2. Selina tells Batman Falcone is her father
Selina’s second-best scene in “The Batman” is a simple conversation, but it’s a close contender for the film’s best. In spite of seeing through Selina’s eyes (literally, via surveillance contact lenses) how Gotham’s civic paragons are caught in a criminal conspiracy of their own making, Batman coldly dismisses the murder of Selina’s roommate, friend, and heavily implied lover Annika as a consequence of associating with criminals. Selina never learns Batman’s secret identity, but his shallow outlook is all she needs to recognize the man inside the Batsuit must have been raised rich before she tears into the murdered mayor, police commissioner, and district attorney as “white privileged @$$holes,” just like the Wayne family.
Selina heard how Bruce Wayne escaped the Riddler’s attempt to kill him for his late father Thomas’ misdeeds, which tie into the same criminal conspiracy. “As far as I’m concerned, that psycho is right to go after these creeps,” Selina tells Batman. By contrast, Selina confides she’s the illegitimate daughter of Carmine Falcone, raised by her mother Maria Kyle until she was murdered at 44 Below. Selina couldn’t choose the environment she was raised in, caught between a powerful but dangerous father who never fully acknowledged her, and a single mother who struggled to support herself and her daughter.
1. Going undercover at 44 Below
Zoë Kravitz’s best scene as Selina Kyle shows how she and Batman don’t exactly mesh as a “Dynamic Duo,” when the Dark Knight equips Oswald Cobblepot’s waitress with his identity-verifying “smart” contact lenses and sends her snooping to 44 Below, “the club within the club” at the Iceberg Lounge. Comics, cartoons, and other live-action adaptations have accustomed us to Batman receiving intel from partners through earbuds, but Selina’s undercover walkthrough at her workplace relegates Batman to “the guy in the chair,” as Ned Leeds puts it in the MCU.

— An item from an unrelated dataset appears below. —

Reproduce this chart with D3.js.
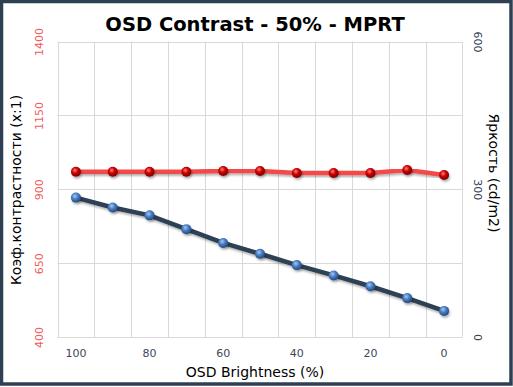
<!DOCTYPE html>
<html><head><meta charset="utf-8">
<script src="https://cdn.jsdelivr.net/npm/d3@7"></script>
<style>html,body{margin:0;padding:0;background:#fff}svg{display:block}</style>
</head><body>
<svg id="c" width="513" height="387"></svg>
<script>
const categories = ["100","90","80","70","60","50","40","30","20","10","0"];
const contrast = [959,959,959,959,962,962,955,955,955,965,948];
const brightness = [283,263,247,219,191,169,146,125,103,79,53];
const leftTicks = [400,650,900,1150,1400];
const rightTicks = [0,300,600];
const xTickLabels = ["100","80","60","40","20","0"];

const svg = d3.select("#c");
const W = 513, H = 387;
const m = {left:57.5, right:462.5, top:41.5, bottom:337};

svg.append("rect").attr("x",1.5).attr("y",1.5).attr("width",W-3.5).attr("height",H-4.5)
  .attr("fill","#fff").attr("stroke","#2e4053").attr("stroke-width",3.5);

const defs = svg.append("defs");
function grad(id, c1, c2, c3){
  const g = defs.append("radialGradient").attr("id",id).attr("cx","40%").attr("cy","35%").attr("r","65%");
  g.append("stop").attr("offset","0%").attr("stop-color",c1);
  g.append("stop").attr("offset","45%").attr("stop-color",c2);
  g.append("stop").attr("offset","100%").attr("stop-color",c3);
}
grad("gr","#ff8080","#d00000","#7a0000");
grad("gb","#a8c8f0","#4a80c8","#23497a");
const f = defs.append("filter").attr("id","sh").attr("x","-20%").attr("y","-20%").attr("width","140%").attr("height","160%");
f.append("feDropShadow").attr("dx",1).attr("dy",2).attr("stdDeviation",1.2).attr("flood-color","#000").attr("flood-opacity",0.3);

const x = d3.scaleBand().domain(categories).range([m.left,m.right]).padding(0);
const yL = d3.scaleLinear().domain([400,1400]).range([m.bottom,m.top]);
const yR = d3.scaleLinear().domain([0,600]).range([m.bottom,m.top]);

// grid
const grid = svg.append("g").attr("stroke","#d9d9d9").attr("stroke-width",1);
leftTicks.forEach(t=>grid.append("line").attr("x1",m.left).attr("x2",m.right)
  .attr("y1",Math.round(yL(t))+0.5).attr("y2",Math.round(yL(t))+0.5));
categories.forEach((c,i)=>{
  const xx = Math.round(x(c))+0.5;
  grid.append("line").attr("x1",xx).attr("x2",xx).attr("y1",m.top).attr("y2",m.bottom);
});
grid.append("line").attr("x1",m.right).attr("x2",m.right).attr("y1",m.top).attr("y2",m.bottom);

const cx = d=>x(d)+x.bandwidth()/2;

// left axis labels
const axL = d3.axisLeft(yL).tickValues(leftTicks).tickSize(0).tickFormat(d3.format("d"));
const gL = svg.append("g").attr("transform",`translate(${m.left},0)`).call(axL);
gL.select(".domain").remove();
gL.selectAll("text").attr("x",null).attr("dy","0.35em").attr("y",0)
  .attr("text-anchor","middle").attr("fill","#f05a5a").attr("font-family","Tahoma, 'DejaVu Sans', sans-serif").attr("font-size",11)
  .attr("transform","translate(-18,0) rotate(-90)");

// right axis labels
const axR = d3.axisRight(yR).tickValues(rightTicks).tickSize(0);
const gR = svg.append("g").attr("transform",`translate(${m.right},0)`).call(axR);
gR.select(".domain").remove();
gR.selectAll("text").attr("x",null).attr("dy","0.35em").attr("y",0)
  .attr("text-anchor","middle").attr("fill","#2e4053").attr("font-family","Tahoma, 'DejaVu Sans', sans-serif").attr("font-size",11)
  .attr("transform","translate(15,0) rotate(90)");

// x axis labels
const axX = d3.axisBottom(x).tickValues(xTickLabels).tickSize(0);
const gX = svg.append("g").attr("transform",`translate(0,${m.bottom})`).call(axX);
gX.select(".domain").remove();
gX.selectAll("text").attr("y",16).attr("dy","0.35em").attr("fill","#404858")
  .attr("font-family","Tahoma, 'DejaVu Sans', sans-serif").attr("font-size",11);

// titles
svg.append("text").attr("x",255).attr("y",31).attr("text-anchor","middle")
  .attr("font-family","'DejaVu Sans', Verdana, sans-serif").attr("font-weight","bold").attr("font-size",19.5)
  .attr("fill","#000").text("OSD Contrast - 50% - MPRT");
svg.append("text").attr("transform","translate(21,190) rotate(-90)").attr("text-anchor","middle")
  .attr("font-family","'DejaVu Sans', Tahoma, sans-serif").attr("font-size",14).attr("fill","#000")
  .text("Коэф.контрастности (x:1)");
svg.append("text").attr("transform","translate(489,173) rotate(90)").attr("text-anchor","middle")
  .attr("font-family","'DejaVu Sans', Tahoma, sans-serif").attr("font-size",14).attr("fill","#000")
  .text("Яркость (cd/m2)");
svg.append("text").attr("x",255).attr("y",377).attr("text-anchor","middle")
  .attr("font-family","'DejaVu Sans', Tahoma, sans-serif").attr("font-size",14).attr("fill","#000")
  .text("OSD Brightness (%)");

// lines
const lineB = d3.line().x((d,i)=>cx(categories[i])).y(d=>yR(d));
const lineC = d3.line().x((d,i)=>cx(categories[i])).y(d=>yL(d));
svg.append("path").datum(brightness).attr("d",lineB).attr("fill","none")
  .attr("stroke","#2e4053").attr("stroke-width",4.5).attr("filter","url(#sh)");
svg.append("path").datum(contrast).attr("d",lineC).attr("fill","none")
  .attr("stroke","#f34a4a").attr("stroke-width",4.5).attr("filter","url(#sh)");

svg.append("g").selectAll("circle").data(brightness).join("circle")
  .attr("cx",(d,i)=>cx(categories[i])).attr("cy",d=>yR(d)).attr("r",5)
  .attr("fill","url(#gb)").attr("filter","url(#sh)");
svg.append("g").selectAll("circle").data(contrast).join("circle")
  .attr("cx",(d,i)=>cx(categories[i])).attr("cy",d=>yL(d)).attr("r",5)
  .attr("fill","url(#gr)").attr("filter","url(#sh)");
</script>
</body></html>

As Batman demands (via earbud) that Selina persist in questioning movers-and-shakers, including Gotham City District Attorney Gil Colson (Peter Sarsgaard), while they discuss illegal dealings in front of her, the instinctively attention-eschewing Selina fears arousing the suspicions of who could easily do her in. Selina gazes at faces in the crowd longer than she feels safe doing, to accommodate the facial recognition abilities of Batman’s contact lenses, but she breaks away from a clued-in social circle when she suspects one of Oz’s “working girls” could lead her to Annika. When Batman presses her to follow up on her chance encounter with mob boss Carmine Falcone, with whom she’s clearly acquainted, Selina finally shuts down “the guy in the chair” by removing his contact lenses.